Saturday, January 10

pondering

theres so much goin o right now.
so many promises.
so many responsibilities.

its frustrating.

focusing on wats more important now is so much harder.
simply because theres so many things that i want to do now.
and i hav no idea why.

from the gunung korbu hike up to seeing my frens more.
theres just so much temptations.

and so much disappointments too.

i find it stil so interesting that we hav so much expectations.
with each expectations we instill inside so much hopes and desire.
the desire to do smthg new.
the need to get out of a routine.
the hope that situations may change.
the hunger for smthg that might be exciting.
the craving for all those things that we "expected".

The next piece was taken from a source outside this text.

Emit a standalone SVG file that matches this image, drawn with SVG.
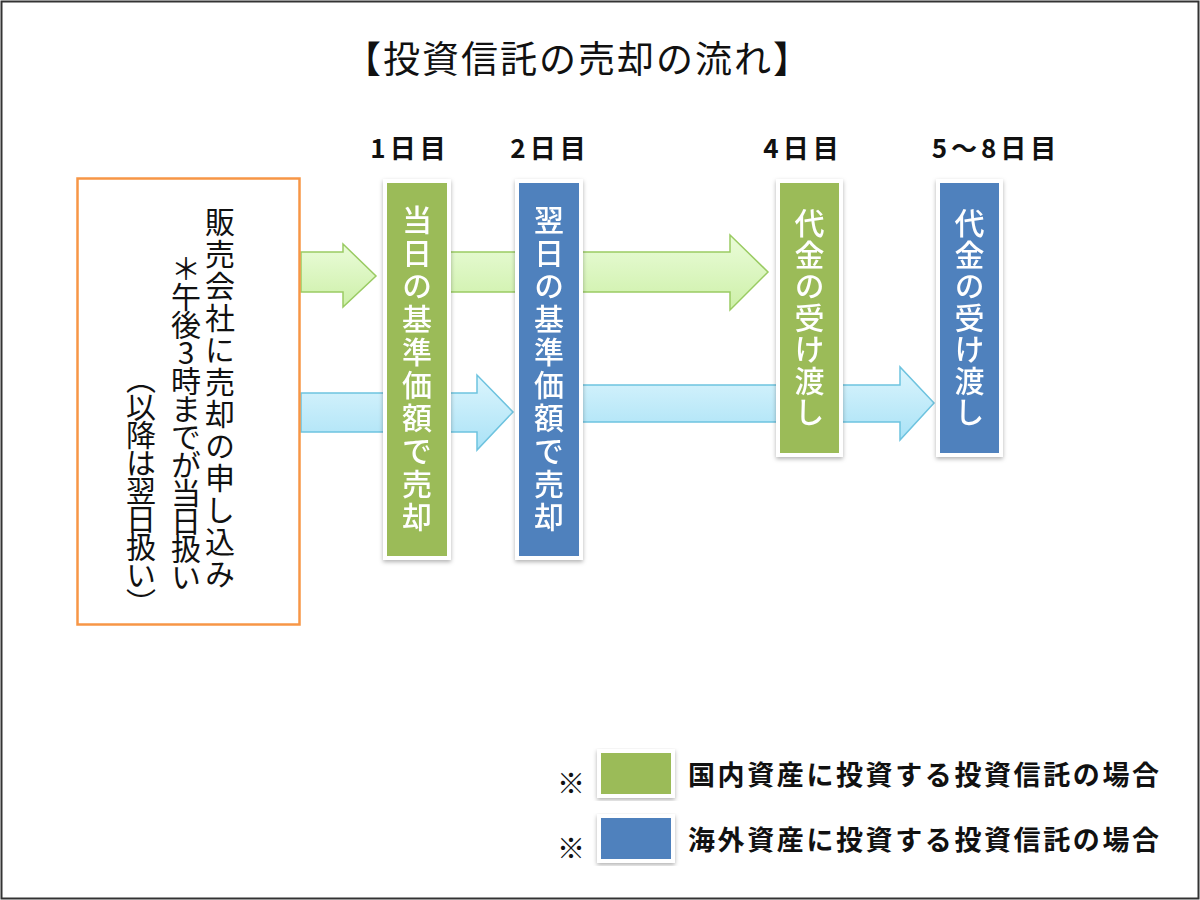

and with everything theres comes all these anxiety and pressure.
to ppl and everyone around us. even ourselves.

i find it annoying sumtimes.
because i tend to subject myself to more pressure than everyone else.
den again, i'm strangely attracted to it.
i love challenges.
i actually like risks.
its disturbing.
but for a brief moment.
i wanted to go further.
(of course, that was when my rational went dead and died).
few hours later i'm back to safe-dull-boring-well planned caryn.

there were moments where the sudden burst of desiring excitement took over.
like the time i went parasailing.

i hav no idea wat i wan sumtimes.
perhaps its the temptation of the path nt taken.